**GIVEN DATA:**
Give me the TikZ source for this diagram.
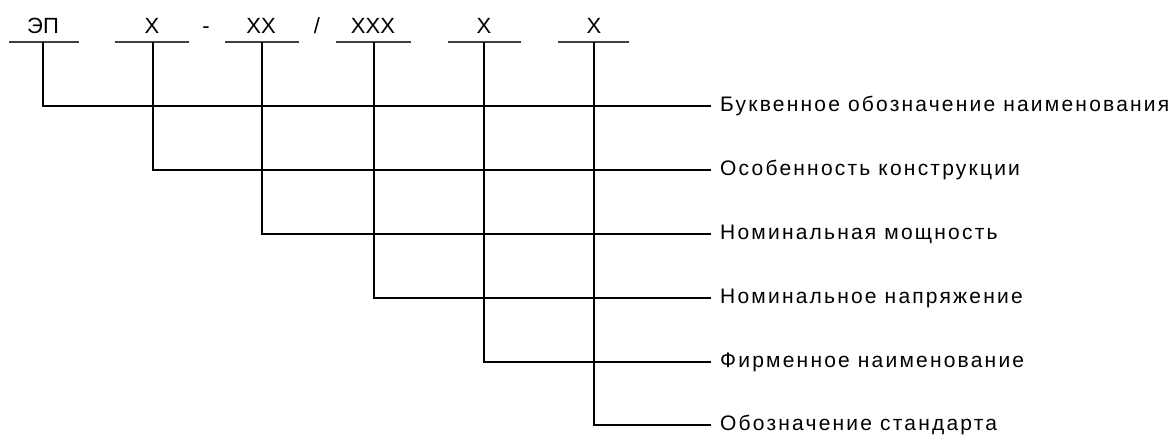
\documentclass[tikz,border=0pt]{standalone}
\usepackage{fontspec}
\usepackage{xcolor}
\usepackage{tikz}
\setmainfont{Liberation Sans}
\newfontfamily\lblfont[LetterSpace=10.5]{Liberation Sans}

\begin{document}
\begin{tikzpicture}[x=1pt,y=1pt]
\tikzstyle{every node}+=[inner sep=0pt]
\tikzstyle{code}=[anchor=base,font=\fontsize{22}{24}\selectfont]
\tikzstyle{lbl}=[anchor=west,inner xsep=9pt,font=\lblfont\fontsize{21}{24}\selectfont]
\tikzstyle{bar}=[draw=black!75,line width=1.6pt]
\tikzstyle{link}=[draw=black,line width=1.2pt]
\useasboundingbox (0,0) rectangle (1174,-437);
% code line
\node [code] (c1) at (43,-33) {ЭП};
\node [code] (c2) at (152,-33) {X};
\node [code] (dash) at (206,-33) {-};
\node [code] (c3) at (261,-33) {XX};
\node [code] (slash) at (317,-33) {/};
\node [code] (c4) at (373,-33) {XXX};
\node [code] (c5) at (484,-33) {X};
\node [code] (c6) at (594,-33) {X};
\coordinate (u1) at (43,-42);
\coordinate (u2) at (153,-42);
\coordinate (u3) at (262,-42);
\coordinate (u4) at (374,-42);
\coordinate (u5) at (484,-42);
\coordinate (u6) at (594,-42);
\draw [bar] (9,-42) -- (79,-42);
\draw [bar] (115,-42) -- (189,-42);
\draw [bar] (225,-42) -- (299,-42);
\draw [bar] (336,-42) -- (411,-42);
\draw [bar] (448,-42) -- (521,-42);
\draw [bar] (558,-42) -- (629,-42);
% meanings
\node [lbl] (l1) at (711,-106) {Буквенное обозначение наименования};
\node [lbl] (l2) at (711,-170) {Особенность конструкции};
\node [lbl] (l3) at (711,-234) {Номинальная мощность};
\node [lbl] (l4) at (711,-298) {Номинальное напряжение};
\node [lbl] (l5) at (711,-362) {Фирменное наименование};
\node [lbl] (l6) at (711,-425) {Обозначение стандарта};
\draw [link] (u1) |- (l1.west);
\draw [link] (u2) |- (l2.west);
\draw [link] (u3) |- (l3.west);
\draw [link] (u4) |- (l4.west);
\draw [link] (u5) |- (l5.west);
\draw [link] (u6) |- (l6.west);
\end{tikzpicture}
\end{document}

**PROBLEM:**
Print out the whole of the material word for word, without pictures.

**THE REPLY:**
Give me the TikZ source for this diagram.
\documentclass[tikz,border=0pt]{standalone}
\usepackage{fontspec}
\usepackage{xcolor}
\usepackage{tikz}
\setmainfont{Liberation Sans}
\newfontfamily\lblfont[LetterSpace=10.5]{Liberation Sans}

\begin{document}
\begin{tikzpicture}[x=1pt,y=1pt]
\tikzstyle{every node}+=[inner sep=0pt]
\tikzstyle{code}=[anchor=base,font=\fontsize{22}{24}\selectfont]
\tikzstyle{lbl}=[anchor=west,inner xsep=9pt,font=\lblfont\fontsize{21}{24}\selectfont]
\tikzstyle{bar}=[draw=black!75,line width=1.6pt]
\tikzstyle{link}=[draw=black,line width=1.2pt]
\useasboundingbox (0,0) rectangle (1174,-437);
% code line
\node [code] (c1) at (43,-33) {ЭП};
\node [code] (c2) at (152,-33) {X};
\node [code] (dash) at (206,-33) {-};
\node [code] (c3) at (261,-33) {XX};
\node [code] (slash) at (317,-33) {/};
\node [code] (c4) at (373,-33) {XXX};
\node [code] (c5) at (484,-33) {X};
\node [code] (c6) at (594,-33) {X};
\coordinate (u1) at (43,-42);
\coordinate (u2) at (153,-42);
\coordinate (u3) at (262,-42);
\coordinate (u4) at (374,-42);
\coordinate (u5) at (484,-42);
\coordinate (u6) at (594,-42);
\draw [bar] (9,-42) -- (79,-42);
\draw [bar] (115,-42) -- (189,-42);
\draw [bar] (225,-42) -- (299,-42);
\draw [bar] (336,-42) -- (411,-42);
\draw [bar] (448,-42) -- (521,-42);
\draw [bar] (558,-42) -- (629,-42);
% meanings
\node [lbl] (l1) at (711,-106) {Буквенное обозначение наименования};
\node [lbl] (l2) at (711,-170) {Особенность конструкции};
\node [lbl] (l3) at (711,-234) {Номинальная мощность};
\node [lbl] (l4) at (711,-298) {Номинальное напряжение};
\node [lbl] (l5) at (711,-362) {Фирменное наименование};
\node [lbl] (l6) at (711,-425) {Обозначение стандарта};
\draw [link] (u1) |- (l1.west);
\draw [link] (u2) |- (l2.west);
\draw [link] (u3) |- (l3.west);
\draw [link] (u4) |- (l4.west);
\draw [link] (u5) |- (l5.west);
\draw [link] (u6) |- (l6.west);
\end{tikzpicture}
\end{document}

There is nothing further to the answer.